For me, that's the underlying strength of this film. Most people in this country have some awareness that our health care system is in serious need of a major overhauling, but they rarely stop to think about it until it affects them personally. These are the very people Moore talks to, such as a woman who watched her husband die because the hospital she worked for wouldn't give him a bone marrow transplant (it was deemed "experimental"). Or the mother who lost her daughter because her insurance company wouldn't cover emergency care at the nearest hospital; by the time they arrived at the appropriate one, the little girl had died. Or, to cite a less fraught scenario, the couple who are forced to move back in with their adult children (to their offspring's chagrin) because their medical bills have driven them into bankruptcy.

And these were all folks who had insurance! Moore also compares and contrasts our health care system with that in other countries. Some have complained he doesn't point out the faults of those systems, which is true, but neither do they seem to generate the horror stories that ours does. The film is put together the usual finesse and great music cues of Moore's other work, so it's fun as well as entertaining. Though I noted the closing song is the same Cat Stevens number that plays over the opening credits of Harold & Maude, that classic black comedy about suicide. Hope there's nothing we're meant to read into that.

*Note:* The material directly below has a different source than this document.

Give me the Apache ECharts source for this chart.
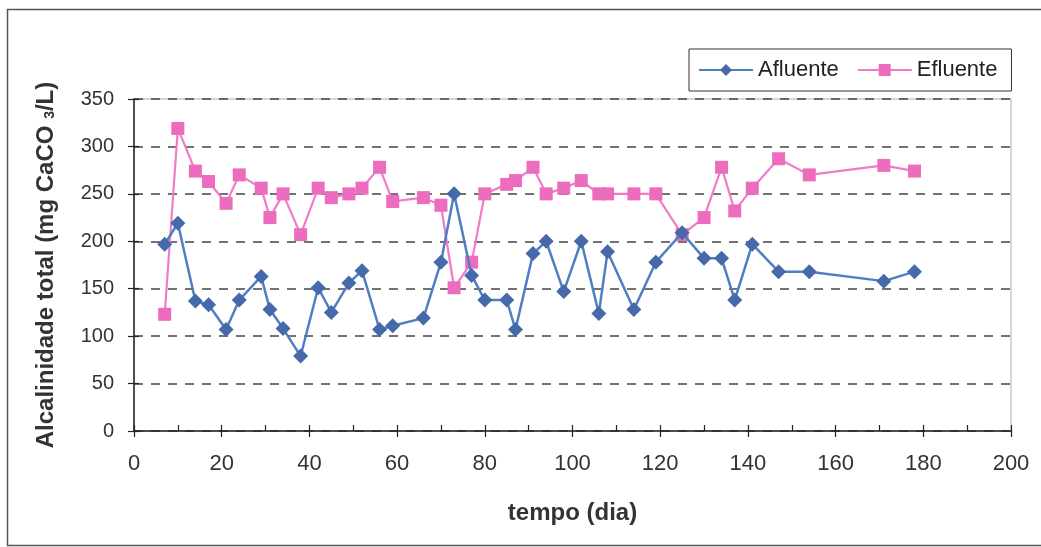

Was thrilled to receive Vol. 1 in Warner Home Video's new "Cult Camp Classics" sets (there's a total of four), and have been having great fun with it ever since. The set features the redundantly-titled The Giant Behemoth, by the same directorial hand that brought you The Beast from 20,000 Fathoms, and a truly cautionary tale it is too, in these days of increasing environmental concerns (once again, improperly disposed radiation wreaks havoc with nature). There's also Attack of the 50-Foot Woman, where a close encounter with a giant humanoid alien makes our hapless heroine inexplicably grow to the same size. And what does she do once she settles into her new body? Why, stomp across the desert to get at her cheating louse of a husband, what else? The third, and campiest, film in the set is Queen of Outer Space. It boasts the best production values of the three, though in all honesty that isn't saying much. It's also tailor-made for a feminist critique, as the plot concerns a group of male astronauts who arrive on Venus and are shocked to find it's run by women ("Even if they could build a rocket, they'd never be able to aim it!"). Fear not, by the film's end, the natural order is restored, when the leader, Zsa Zsa Gabor, declares "Men cannot live vizout vimmin!" And she should know.